Beit Fureek has been averaging eight tankers of water per day since April, while Hanini assesses the community’s basic survival need at twenty twenty six tankers per day. But when I visited the town today, extremely strict enforcement at the checkpoint for the past couple of days meant that only one water truck had arrived in the town over the last 48 hours. Hanini asserted that this was a fairly typical pattern, and the military would most likely ease up enforcement at the checkpoint in the next day or two.

Some town residents have been without water in their homes for over 40 days now. The only way this community survives is by sharing whatever limited resources they have with their neighbors. Lack of water has severely damaged the town’s agricultural output. Farmers have stopped watering their crops, and most of the town’s livestock has been slaughtered because there is insufficient water to keep both animals and humans alive. In short, the people of Beit Fureek are being murdered, very slowly and systematically, by the conditions under Israeli occupation.

But the killings are not always so slow. I spent the night in the home of Munir, a extremely eloquent and erudite engineer in his late twenties (unable to travel to his work in Nablus since April because of road closures). Over thick cups of coffee under his back yard grape arbor, he told me the story of his late uncle, Mohammed Zamut:

This event took place last October, during the town’s annual olive harvest. This is an extremely dangerous time of year in Beit Fureek, as the town’s olive groves are close to the Israeli settlement of It Mar (the grove has been there for many generations, but the settlement lands were siezed, in violation of international law, less than twenty years ago). Every year for the past three years, at least one villager has been fatally shot by settlers while harvesting olives, but no settler has served a single day of jail time for these crimes.

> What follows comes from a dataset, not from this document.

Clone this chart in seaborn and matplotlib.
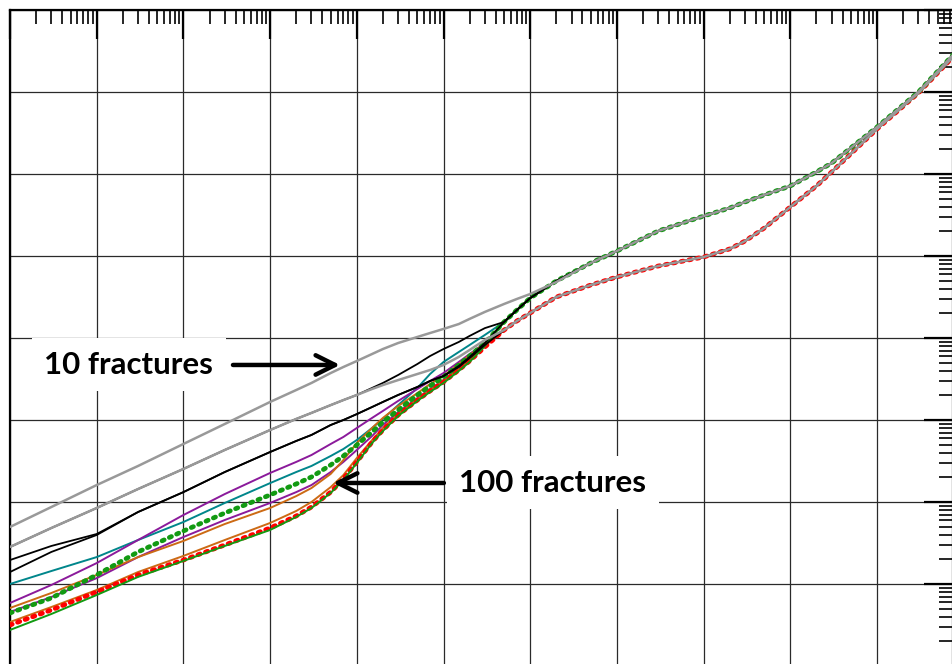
import matplotlib
matplotlib.use("Agg")
import matplotlib.pyplot as plt
import matplotlib.ticker as mticker
import seaborn as sns
import pandas as pd

# temps (echelle log)
t_early = [1e-4, 3e-4, 1e-3, 3e-3, 0.01, 0.03, 0.1, 0.2, 0.3, 0.5, 0.7, 1, 1.5, 2, 3, 5, 7, 10]
t_mid = [15, 20, 30]
t_tail = [50, 70, 100, 200, 500, 1e3, 3e3, 1e4, 2e4, 3e4, 5e4, 1e5, 2e5, 3e5, 1e6, 3e6, 7.5e6]

# fin de courbe commune : branche haute (verte) et branche basse (rouge)
upper_tail = [15.7, 21.9, 30.7, 49.6, 82.2, 115, 202, 307, 385, 456, 555, 714, 1060, 1360, 3740, 1.0e4, 2.83e4]
lower_tail = [12.5, 16.1, 20.2, 31.6, 44.3, 55.5, 75.5, 97.2, 122, 152, 219, 396, 714, 1060, 3540, 9720, 2.67e4]

# 10 fractures (debut + milieu)
gray_top = [0.0496, 0.0869, 0.161, 0.275, 0.510, 0.894, 1.66, 2.32, 2.83, 3.74, 4.43, 5.24,
            6.38, 7.34, 8.69, 10.3, 11.5, 12.9, 14.8, 17.1, 20.8]
gray_top_tail = [26.0, 29.9, 34.4, 48.2]  # rejoint la branche haute ensuite
gray_low = [0.0283, 0.0482, 0.0845, 0.144, 0.253, 0.431, 0.755, 1.03, 1.22, 1.52, 1.75, 2.02,
            2.39, 2.67, 3.07, 3.64, 4.07, 4.69, 5.87, 7.14, 9.46]
black_a = [0.0283, 0.0482, 0.0845, 0.144, 0.253, 0.431, 0.755, 1.03, 1.22, 1.52, 1.75, 2.02,
           2.46, 2.83, 3.54, 4.82, 6.03, 7.34, 8.94, 10.6, 13.2]
black_b = [0.0196, 0.0291, 0.0407, 0.0755, 0.132, 0.232, 0.407, 0.555, 0.657, 0.869, 1.0, 1.18,
           1.44, 1.66, 2.02, 2.53, 2.99, 3.44, 4.56, 5.87, 8.69]
black_c = [0.0140, 0.0246, 0.0396, 0.0755, 0.132, 0.232, 0.407, 0.555, 0.657, 0.869, 1.0, 1.18,
           1.44, 1.66, 2.02, 2.53, 2.99, 3.44, 4.43, 5.70, 8.22]

# 100 fractures (debut + milieu)
teal = [0.0100, 0.0144, 0.0213, 0.0344, 0.0570, 0.0973, 0.170, 0.232, 0.275, 0.364, 0.443, 0.570,
        0.799, 1.03, 1.52, 2.46, 3.64, 5.10, 6.75, 8.22, 10.9]
purple_a = [0.00587, 0.00973, 0.0180, 0.0344, 0.0694, 0.125, 0.226, 0.308, 0.374, 0.510, 0.621, 0.799,
            1.06, 1.29, 1.71, 2.39, 2.99, 3.74, 5.10, 6.38, 8.69]
purple_b = [0.00456, 0.00694, 0.0118, 0.0213, 0.0374, 0.0603, 0.0973, 0.132, 0.161, 0.232, 0.308, 0.431,
            0.638, 0.869, 1.25, 1.85, 2.39, 3.07, 4.31, 5.55, 8.22]
orange_a = [0.00510, 0.00777, 0.0129, 0.0213, 0.0335, 0.0539, 0.0845, 0.118, 0.148, 0.220, 0.325, 0.524,
            0.799, 1.06, 1.48, 2.13, 2.75, 3.44, 4.82, 6.20, 8.69]
orange_b = [0.00344, 0.00524, 0.00845, 0.0140, 0.0220, 0.0344, 0.0555, 0.0777, 0.100, 0.152, 0.213, 0.344,
            0.570, 0.799, 1.18, 1.80, 2.32, 2.99, 4.19, 5.39, 7.99]
green_line = [0.00275, 0.00431, 0.00734, 0.0122, 0.0191, 0.0291, 0.0456, 0.0657, 0.0845, 0.129, 0.185, 0.299,
              0.524, 0.734, 1.12, 1.71, 2.20, 2.83, 3.96, 5.10, 7.99]
green_pts = [0.00443, 0.00675, 0.0129, 0.0246, 0.0443, 0.0734, 0.122, 0.166, 0.202, 0.283, 0.364, 0.496,
             0.714, 0.946, 1.32, 2.02, 2.60, 3.34, 4.69, 6.03, 8.69]
red_pts = [0.00316, 0.00482, 0.00799, 0.0129, 0.0196, 0.0299, 0.0482, 0.0675, 0.0869, 0.132, 0.191, 0.308,
           0.539, 0.755, 1.15, 1.75, 2.26, 2.91, 4.07, 5.24, 7.77]

t_all = t_early + t_mid + t_tail


def courbe(debut, branche):
    if branche == "up":
        return pd.DataFrame({"t": t_all, "p": debut + upper_tail})
    return pd.DataFrame({"t": t_all, "p": debut + lower_tail})


df_gray_top = pd.DataFrame({"t": t_all, "p": gray_top + gray_top_tail + upper_tail[4:]})

dots = (0, (0.5, 1.2))
series = [
    # data, couleur, epaisseur, style, zorder
    (courbe(teal, "up"), "#00868B", 1.4, "-", 3),
    (courbe(purple_a, "up"), "#8B1A9B", 1.4, "-", 3),
    (courbe(purple_b, "low"), "#8B1A9B", 1.4, "-", 3),
    (courbe(orange_a, "up"), "#CC6A14", 1.4, "-", 3),
    (courbe(orange_b, "low"), "#CC6A14", 1.4, "-", 3),
    (courbe(red_pts, "low"), "#FF0000", 3.4, dots, 4),
    (courbe(green_line, "up"), "#129A12", 1.4, "-", 4),
    (courbe(green_pts, "up"), "#129A12", 3.4, dots, 4),
    (courbe(black_c, "low"), "black", 1.3, "-", 5),
    (courbe(black_b, "up"), "black", 1.3, "-", 5),
    (courbe(black_a, "up"), "black", 1.3, "-", 5),
    (df_gray_top, "#999999", 1.8, "-", 6),
    (courbe(gray_low, "low"), "#999999", 1.8, "-", 6),
]

sns.set_style("white")
plt.rcParams["font.family"] = ["Lato", "DejaVu Sans"]

fig = plt.figure(figsize=(9.53, 6.64), dpi=100)
ax = fig.add_axes([10 / 953, -2 / 664, 943 / 953, 656 / 664])

for d, col, lw, ls, z in series:
    sns.lineplot(data=d, x="t", y="p", ax=ax, color=col, lw=lw, linestyle=ls,
                 dash_capstyle="round", zorder=z, estimator=None, sort=False,
                 legend=False)

ax.set_xscale("log")
ax.set_yscale("log")
ax.set_xlim(1e-4, 7.52e6)
ax.set_ylim(1e-3, 1e5)
ax.set_xlabel("")
ax.set_ylabel("")

ax.grid(True, which="major", color="#2a2a2a", lw=0.9, zorder=1)
ax.set_axisbelow(True)
ax.tick_params(which="major", direction="in", length=21, width=1.6, color="black",
               top=True, right=True, labelbottom=False, labelleft=False)
ax.tick_params(which="minor", direction="in", length=10, width=1.2, color="black",
               top=True, right=True)
for axis in [ax.xaxis, ax.yaxis]:
    axis.set_major_locator(mticker.LogLocator(base=10, numticks=20))
    axis.set_minor_locator(mticker.LogLocator(base=10, subs=range(2, 10), numticks=20))
    axis.set_minor_formatter(mticker.NullFormatter())
for s in ax.spines.values():
    s.set_linewidth(1.6)
    s.set_color("black")

# etiquettes avec fond blanc et fleches
fleche = dict(arrowstyle="->,head_length=0.7,head_width=0.35", lw=3.2,
              color="black", mutation_scale=20, shrinkA=0, shrinkB=0)

ax.text(0.00235, 4.69, "10 fractures", fontsize=22.5, fontweight="bold",
        color="black", ha="center", va="center", zorder=8,
        bbox=dict(boxstyle="square,pad=0.4", fc="white", ec="none"))
ax.annotate("", xy=(0.64, 4.69), xytext=(0.0373, 4.69), zorder=9, arrowprops=fleche)

ax.text(183, 0.1706, "100 fractures", fontsize=22.5, fontweight="bold",
        color="black", ha="center", va="center", zorder=8,
        bbox=dict(boxstyle="square,pad=0.4", fc="white", ec="none"))
ax.annotate("", xy=(0.531, 0.1706), xytext=(10.1, 0.1706), zorder=9, arrowprops=fleche)

fig.savefig("out.png", dpi=100)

Last year, the seventy-year-old Zamut was helping with the harvest when he turned up missing at the end of the day. His family searched for him all night, and Israeli security forces were alerted but refused to assist in the search. Zamut’s body was finally found near the olive grove the next morning. This seventy year old man had been shot, but this was not what killed him. His arms were cut off below the elbows and his legs severed below the knees, but these attrocities did not kill him either. Nor did his left eye, which was found pulled out of his socket. According to a coroner’s report, his death occurred when his skull was crushed by a large rock. Israeli authorities eventually arrested and tried a settler by the name of Gurham for this crime, but Gurham pleaded temporary insanity and was acquitted, never serving jail time.

Every person I have met here in Palestine has a story to tell, and every story leaves me unable to breathe. I want to curl into fetal position and cry, or thrash on the ground and shout at the top of my lungs, but I cannot. Instead I offer my condolences to Munir and sip my coffee, silently renewing my pledge to fight this injustice with every ounce of my energy.

Dr. Martin Luther King once said that we should not rest until justice flows like water. But for the people of Beit Fureek, the tankers are still detained at the closest checkpoint.